Fish, Fishponds & Garum — Cornell-style Flashcards (Clauses 21,34,44,45,62,65)
Instructions: Each card is Cornell-style — left cue column (clause number + quirky legal advice / question), right note column (places, settings, roles from that clause & a short Ally McBeal–style lyric summary). Print double-sided if you like: cues left, notes right.
Cue: Steward, pond or pond-not? (Legal tip: keep the royals fed and the mud tidy!)
- Our estates (royal demesne)
- Fishponds — existing ones to be kept or enlarged; new ponds where practicable
- The steward (responsible on each estate)
Lyrical legalese: "Steward, steward, mind the moat — keep the pond full, enlarge the boat; where practicable, dig and sow, so royal kitchens never go low."
Think like a mini-lawyer: Where would you place a new pond on an estate — near fields, near streams, or by the kitchen? Why?
Cue: Garum gets a hygiene grade — clean or be seen to fail the smell test!
- Work done on the estates (places where household goods are made & prepared)
- Those who make foods and goods on the estate (that is, the steward’s workers / estate craftsmen)
- Product highlighted: garum (fish sauce)
Lyrical legalese: "Make the sauce with hands so clean, garum fit for royal cuisine; neat as law, neat as art — a tidy vat, a tidy heart."
Think like a mini-lawyer: Why would the ruler care that garum is made very cleanly? What could go wrong if it isn’t?
Cue: Lent delivery duty — fish on the royal table or boxed for the lord? (Legal hint: count two-thirds!)
- Lenten provisions on estates (fish are explicitly named among Lenten food)
- Sent for "our use" — i.e., royal/palace use
- Stewards (they arrange the sending and must report leftovers)
Lyrical legalese: "Two-thirds by Lent to palace sped — fish in the chest, the table fed; steward write, report the rest, so crown can know who did the best."
Think like a mini-lawyer: If you were a steward, how would you choose which fish to send for Lent and which to keep?

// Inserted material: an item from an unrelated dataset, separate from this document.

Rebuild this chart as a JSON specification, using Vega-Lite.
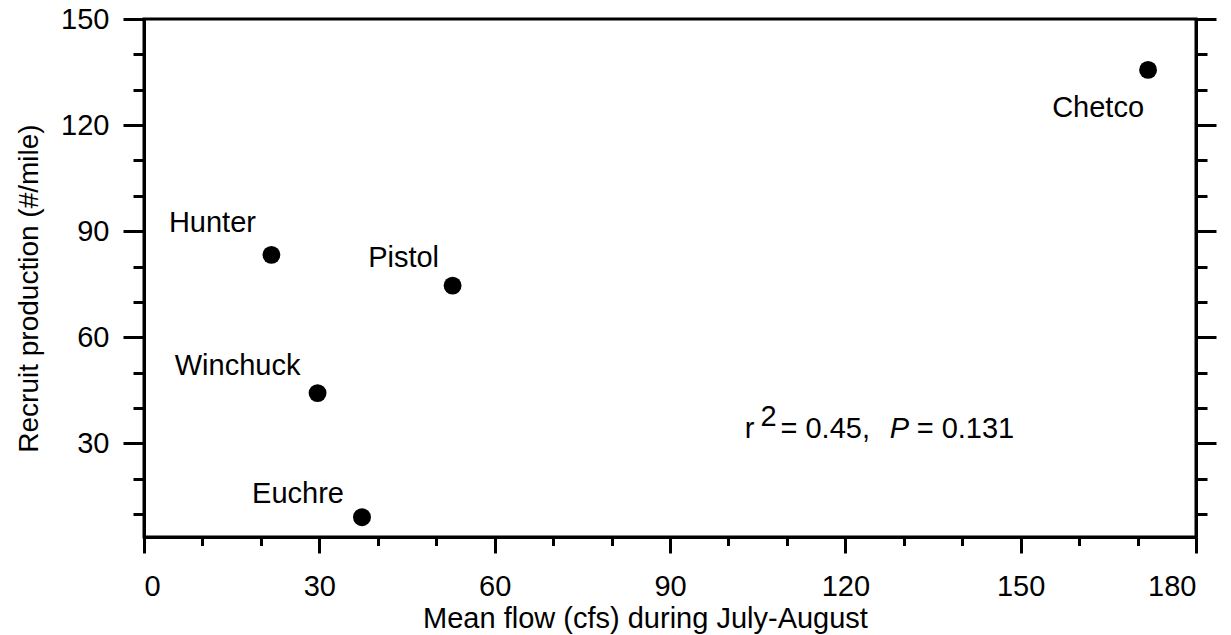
{
  "$schema": "https://vega.github.io/schema/vega-lite/v6.json",
  "autosize": {"type": "none"},
  "padding": {"left": 144, "top": 19, "right": 35, "bottom": 98},
  "width": 1052,
  "height": 518,
  "background": "white",
  "config": {
    "view": {"stroke": "black", "strokeWidth": 3},
    "axis": {
      "domainColor": "black", "domainWidth": 3, "tickColor": "black", "tickWidth": 3,
      "labelColor": "black", "labelFont": "Liberation Sans", "labelFontSize": 29,
      "titleFont": "Liberation Sans", "titleFontSize": 29, "titleFontWeight": "normal",
      "titleColor": "black", "grid": false
    },
    "text": {"font": "Liberation Sans", "fontSize": 29, "color": "black"}
  },
  "datasets": {
    "rivers": [
      {"river": "Chetco", "flow": 171.8, "recruit": 135.6},
      {"river": "Hunter", "flow": 21.8, "recruit": 83.3},
      {"river": "Pistol", "flow": 52.8, "recruit": 74.6},
      {"river": "Winchuck", "flow": 29.7, "recruit": 44.2},
      {"river": "Euchre", "flow": 37.3, "recruit": 9.1}
    ],
    "stat": [
      {"piece": "r", "flow": 102.8, "recruit": 31.6},
      {"piece": "2", "flow": 105.5, "recruit": 31.6},
      {"piece": "= 0.45,", "flow": 108.9, "recruit": 31.6},
      {"piece": "P", "flow": 127.6, "recruit": 31.6},
      {"piece": "= 0.131", "flow": 132.2, "recruit": 31.6}
    ]
  },
  "resolve": {"axis": {"x": "independent", "y": "independent"}},
  "layer": [
    {
      "data": {"name": "rivers"},
      "mark": {"type": "circle", "size": 320, "color": "black", "opacity": 1},
      "encoding": {
        "x": {"field": "flow", "type": "quantitative",
          "scale": {"domain": [0, 180], "nice": false, "zero": false},
          "axis": {"orient": "bottom", "values": [0, 30, 60, 90, 120, 150, 180], "tickSize": 16,
            "labelPadding": 19, "labelBaseline": "top",
            "title": "Mean flow (cfs) during July-August", "titleX": 501, "titleY": 90,
            "titleBaseline": "alphabetic", "titleAlign": "center"}},
        "y": {"field": "recruit", "type": "quantitative",
          "scale": {"domain": [3.5, 150], "nice": false, "zero": false},
          "axis": {"orient": "left", "values": [30, 60, 90, 120, 150], "tickSize": 21,
            "labelPadding": 14, "title": "Recruit production (#/mile)", "titleFontSize": 28,
            "titleAngle": -90, "titleX": -107, "titleY": 269, "titleBaseline": "alphabetic",
            "titleAlign": "center"}}
      }
    },
    {
      "data": {"name": "rivers"},
      "transform": [{"filter": "datum.river === 'Hunter'"}],
      "mark": {"type": "text", "align": "center", "baseline": "alphabetic", "dx": -59, "dy": -23},
      "encoding": {
        "x": {"field": "flow", "type": "quantitative", "scale": {"domain": [0, 180], "nice": false, "zero": false},
          "axis": {"orient": "bottom", "values": [10, 20, 40, 50, 70, 80, 100, 110, 130, 140, 160, 170],
            "tickSize": 8.5, "labels": false, "domain": false, "title": null}},
        "y": {"field": "recruit", "type": "quantitative", "scale": {"domain": [3.5, 150], "nice": false, "zero": false},
          "axis": {"orient": "left", "values": [10, 20, 40, 50, 70, 80, 100, 110, 130, 140],
            "tickSize": 11, "labels": false, "domain": false, "title": null}},
        "text": {"field": "river"}
      }
    },
    {
      "data": {"name": "rivers"},
      "transform": [{"filter": "datum.river === 'Pistol'"}],
      "mark": {"type": "text", "align": "center", "baseline": "alphabetic", "dx": -49, "dy": -19},
      "encoding": {
        "x": {"field": "flow", "type": "quantitative", "scale": {"domain": [0, 180], "nice": false, "zero": false}, "axis": null},
        "y": {"field": "recruit", "type": "quantitative", "scale": {"domain": [3.5, 150], "nice": false, "zero": false},
          "axis": {"orient": "right", "values": [30, 60, 90, 120, 150], "tickSize": 20,
            "labels": false, "domain": true, "title": null}},
        "text": {"field": "river"}
      }
    },
    {
      "data": {"name": "rivers"},
      "transform": [{"filter": "datum.river === 'Winchuck'"}],
      "mark": {"type": "text", "align": "center", "baseline": "alphabetic", "dx": -80, "dy": -18},
      "encoding": {
        "x": {"field": "flow", "type": "quantitative", "scale": {"domain": [0, 180], "nice": false, "zero": false}, "axis": null},
        "y": {"field": "recruit", "type": "quantitative", "scale": {"domain": [3.5, 150], "nice": false, "zero": false},
          "axis": {"orient": "right", "values": [10, 20, 40, 50, 70, 80, 100, 110, 130, 140],
            "tickSize": 11, "labels": false, "domain": false, "title": null}},
        "text": {"field": "river"}
      }
    },
    {
      "data": {"name": "rivers"},
      "transform": [{"filter": "datum.river === 'Euchre'"}],
      "mark": {"type": "text", "align": "center", "baseline": "alphabetic", "dx": -64, "dy": -14},
      "encoding": {
        "x": {"field": "flow", "type": "quantitative", "scale": {"domain": [0, 180], "nice": false, "zero": false}, "axis": null},
        "y": {"field": "recruit", "type": "quantitative", "scale": {"domain": [3.5, 150], "nice": false, "zero": false}, "axis": null},
        "text": {"field": "river"}
      }
    },
    {
      "data": {"name": "rivers"},
      "transform": [{"filter": "datum.river === 'Chetco'"}],
      "mark": {"type": "text", "align": "center", "baseline": "alphabetic", "dx": -50, "dy": 47},
      "encoding": {
        "x": {"field": "flow", "type": "quantitative", "scale": {"domain": [0, 180], "nice": false, "zero": false}, "axis": null},
        "y": {"field": "recruit", "type": "quantitative", "scale": {"domain": [3.5, 150], "nice": false, "zero": false}, "axis": null},
        "text": {"field": "river"}
      }
    },
    {
      "data": {"name": "stat"},
      "transform": [{"filter": "datum.piece !== 'P' && datum.piece !== '2'"}],
      "mark": {"type": "text", "align": "left", "baseline": "alphabetic", "fontSize": 29},
      "encoding": {
        "x": {"field": "flow", "type": "quantitative", "scale": {"domain": [0, 180], "nice": false, "zero": false}, "axis": null},
        "y": {"field": "recruit", "type": "quantitative", "scale": {"domain": [3.5, 150], "nice": false, "zero": false}, "axis": null},
        "text": {"field": "piece"}
      }
    },
    {
      "data": {"name": "stat"},
      "transform": [{"filter": "datum.piece === 'P'"}],
      "mark": {"type": "text", "align": "left", "baseline": "alphabetic", "fontSize": 29, "fontStyle": "italic"},
      "encoding": {
        "x": {"field": "flow", "type": "quantitative", "scale": {"domain": [0, 180], "nice": false, "zero": false}, "axis": null},
        "y": {"field": "recruit", "type": "quantitative", "scale": {"domain": [3.5, 150], "nice": false, "zero": false}, "axis": null},
        "text": {"field": "piece"}
      }
    },
    {
      "data": {"name": "stat"},
      "transform": [{"filter": "datum.piece === '2'"}],
      "mark": {"type": "text", "align": "left", "baseline": "alphabetic", "fontSize": 29, "dy": -12},
      "encoding": {
        "x": {"field": "flow", "type": "quantitative", "scale": {"domain": [0, 180], "nice": false, "zero": false}, "axis": null},
        "y": {"field": "recruit", "type": "quantitative", "scale": {"domain": [3.5, 150], "nice": false, "zero": false}, "axis": null},
        "text": {"field": "piece"}
      }
    }
  ]
}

Cue: Keep your fishermen and net-makers handy — hire smart hands in every district!
- The steward’s district (local area of each estate)
- Every steward (must keep good workmen in his district)
- Fishermen (explicitly named)
- Net-makers (to make good nets for hunting or fishing)
Lyrical legalese: "Fisherman, net‑maker, fine and neat — in every district, keep the fleet; steward hires, steward keeps, fish and nets for royal feasts."
Think like a mini-lawyer: What two skills would you teach a new fisherman first? Why?
Cue: Count the fish like coins — annual report due at Christmas. (Legal tip: keep neat tallies!)
- Fishponds (listed among income sources from estates)
- Estates — where income (including fish) is produced
- Information to be sent at Christmas time (reporting to the royal court)
- Each steward (must make an annual statement of income, including fishpond yields)
Lyrical legalese: "Ledger set at Christmas tide — fishpond count on paper wide; steward notes each net and fry, sends the sums to palace high."
Think like a mini-lawyer: How could a steward keep a fair count of fish from a pond? What records would help?
Cue: Sell, restock, repeat — profit for the crown when the king’s away. (Legal wink: keep stock but mind the purse!)
- Fishponds on the royal estates
- When the ruler does not visit the estate (times when king absent)
- Our stewards (may sell fish from ponds, restock with new fish, and gain profit for the ruler)
Lyrical legalese: "Fish away when sovereign’s gone — sell a share, then put new on; steward pockets royal gain, yet leaves the pond to swell again."
Think like a mini-lawyer: If you could only sell half the pond this year, how many fish would you restock so there’s always some left for next season?
Notes: Each card includes only the places/settings and people/roles that are actually mentioned in the listed clauses and only where they connect to fish, fishponds or garum. Use these as front/back flashcards: left column = cue & question, right column = facts + tiny Ally McBeal lyric to help memory.